Just two months after Liz Zelnick (Los Angeles, 2009-10) left Everytown for Gun Safety to start a new role as the Senior Policy Analyst for the Massachusetts Treasurer’s Office, she listened to breaking news about a mass shooting at Marjory Stoneman Douglas High School in Parkland, Florida. And after almost four years of “going toe-to-toe with the gun lobby” with Everytown, Liz found herself seeking solace in a movement she so recently had led.
“The day after the shooting when I was feeling really low. I walked outside my office and stumbled into a legislative advocacy day run by MOMS Demand Action here in Massachusetts. I saw them when I needed to see them most. It warms my heart to know that the movement is going to continue and get stronger without me.”
MOMS Demand Action is an organization that formed shortly after the mass shooting at Sandy Hook elementary school. Nearly a year after it formed, it united with what was formally known as Mayors Against Illegal Guns. This is one of the organizations that Liz landed an internship with while earning a Master’s of Public Administration at NYU Wagner Graduate School of Public Service just a few years after JVC.
“I have lost friends to gun violence and my community was impacted because I had a lot of friends who went to Virginia Tech when I was younger. Gun violence has always been top of my mind and I was basically in a position to work directly on an issue, for an organization that was making the most impact in the country.”
Liz Zelnick (Los Angeles, 2009-10)
The organization went on to merge with what is now known as Everytown for Gun Safety, a community of over 4 million people dedicated to ending gun violence and bolstered by the recent efforts of the #NeverAgain Movement. And Liz’s experience with Everytown was especially meaningful for her:
“I wanted to get up and go to work every day. I felt passionately about the work even before I started working at Everytown. I have lost friends to gun violence and my community was impacted because I had a lot of friends who went to Virginia Tech when I was younger. Gun violence has always been top of my mind and I was basically in a position to work directly on an issue, for an organization that was making the most impact in the country. I felt like it was an opportunity that I absolutely couldn’t turn down and I’m glad I didn’t. It was a really fantastic job.”

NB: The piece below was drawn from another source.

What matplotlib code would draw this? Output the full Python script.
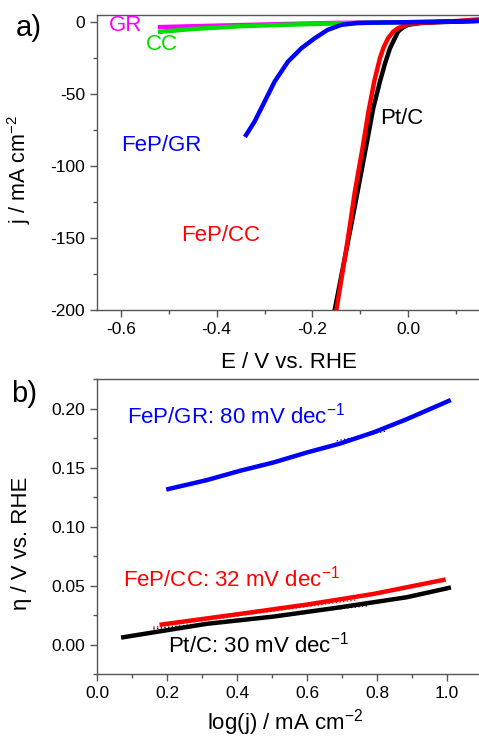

Liz’s JVC year as a community organizer with People Organized for Westside Renewal (POWER) in Los Angeles furthered this passion for advocacy. Working with tenants on the west side of LA to promote supportive housing and preservation, Liz learned both hard and soft skills that proved invaluable in her time at NYU and Everytown. And, of course, the JVC values continue to be integral to her life outside work:
“I was at a potluck once and I was chatting with this woman who I’d just met and there was a bunch of food left over. And people were just going to throw it away and we were like, whoa, whoa, whoa—we can figure out how to deal with this leftover food. Who’s taking it home? Can we donate it? Then we both looked at each other and were like, ‘did you do JVC?’”

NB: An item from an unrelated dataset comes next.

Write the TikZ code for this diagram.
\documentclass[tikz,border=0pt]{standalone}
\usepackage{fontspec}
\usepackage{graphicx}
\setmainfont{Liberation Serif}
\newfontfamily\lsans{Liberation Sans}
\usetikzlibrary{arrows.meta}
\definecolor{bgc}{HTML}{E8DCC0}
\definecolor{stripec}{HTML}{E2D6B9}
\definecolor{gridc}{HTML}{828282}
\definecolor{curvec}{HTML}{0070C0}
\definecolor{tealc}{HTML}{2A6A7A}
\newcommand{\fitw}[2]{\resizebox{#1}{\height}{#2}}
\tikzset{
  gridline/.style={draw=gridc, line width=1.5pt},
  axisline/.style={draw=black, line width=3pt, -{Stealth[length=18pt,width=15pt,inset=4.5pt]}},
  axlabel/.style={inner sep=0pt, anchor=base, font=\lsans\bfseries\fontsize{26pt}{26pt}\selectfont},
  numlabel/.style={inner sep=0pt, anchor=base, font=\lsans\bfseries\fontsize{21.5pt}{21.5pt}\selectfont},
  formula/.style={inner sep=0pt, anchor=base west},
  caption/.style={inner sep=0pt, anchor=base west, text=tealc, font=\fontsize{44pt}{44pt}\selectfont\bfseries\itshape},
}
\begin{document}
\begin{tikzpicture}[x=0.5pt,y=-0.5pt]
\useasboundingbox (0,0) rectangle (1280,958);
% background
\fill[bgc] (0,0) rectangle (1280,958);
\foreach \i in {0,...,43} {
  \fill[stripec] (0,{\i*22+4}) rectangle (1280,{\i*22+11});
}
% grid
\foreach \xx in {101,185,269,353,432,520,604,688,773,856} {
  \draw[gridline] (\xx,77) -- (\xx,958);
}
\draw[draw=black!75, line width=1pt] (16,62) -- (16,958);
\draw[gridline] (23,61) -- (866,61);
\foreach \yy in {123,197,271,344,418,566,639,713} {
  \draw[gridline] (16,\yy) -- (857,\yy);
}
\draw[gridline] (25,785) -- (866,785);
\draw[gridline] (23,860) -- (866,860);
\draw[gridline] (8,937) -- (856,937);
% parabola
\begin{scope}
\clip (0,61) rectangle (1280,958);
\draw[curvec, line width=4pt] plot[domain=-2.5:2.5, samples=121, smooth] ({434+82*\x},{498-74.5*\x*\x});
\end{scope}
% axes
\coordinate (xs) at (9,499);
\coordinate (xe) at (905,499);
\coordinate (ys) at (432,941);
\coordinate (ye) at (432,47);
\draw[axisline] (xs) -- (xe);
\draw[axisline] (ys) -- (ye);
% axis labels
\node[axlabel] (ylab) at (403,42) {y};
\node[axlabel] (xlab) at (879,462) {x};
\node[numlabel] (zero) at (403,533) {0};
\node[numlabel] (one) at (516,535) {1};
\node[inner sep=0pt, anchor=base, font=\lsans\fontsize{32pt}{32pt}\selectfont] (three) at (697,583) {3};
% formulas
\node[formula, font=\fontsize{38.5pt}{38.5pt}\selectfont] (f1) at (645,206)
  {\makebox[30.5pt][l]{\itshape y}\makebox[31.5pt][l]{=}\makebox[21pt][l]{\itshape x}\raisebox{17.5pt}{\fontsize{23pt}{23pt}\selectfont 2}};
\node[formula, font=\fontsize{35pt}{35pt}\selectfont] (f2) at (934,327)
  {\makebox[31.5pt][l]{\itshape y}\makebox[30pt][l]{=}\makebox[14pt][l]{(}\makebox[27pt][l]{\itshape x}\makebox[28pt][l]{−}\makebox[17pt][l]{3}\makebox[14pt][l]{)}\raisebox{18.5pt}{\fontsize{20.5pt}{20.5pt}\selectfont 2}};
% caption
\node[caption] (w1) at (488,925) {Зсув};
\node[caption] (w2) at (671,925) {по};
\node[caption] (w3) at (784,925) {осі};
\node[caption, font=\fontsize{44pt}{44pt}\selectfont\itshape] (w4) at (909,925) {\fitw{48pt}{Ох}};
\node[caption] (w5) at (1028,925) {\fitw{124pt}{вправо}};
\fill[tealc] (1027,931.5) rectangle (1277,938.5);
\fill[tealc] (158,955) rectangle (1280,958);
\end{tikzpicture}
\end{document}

Liz continues to fight for social change through her work with Massachusetts Treasurer Golberg, who she describes as a “trailblazer.” Her portfolio includes tackling the wage gap and improving student debt education, in addition to addressing other issues of inequity for the people of Massachusetts. And her time with JVC helped her get to the front lines of social justice.
“The thread throughout my entire career has been connecting with people. Whether organizing a community meeting around losing section-8 status or working directly with homeless veterans to get into long-term housing or advancing legislation within state government, I have connected with people. To this end, I definitely got a great deal of practice and learned a lot from my experience of JVC.”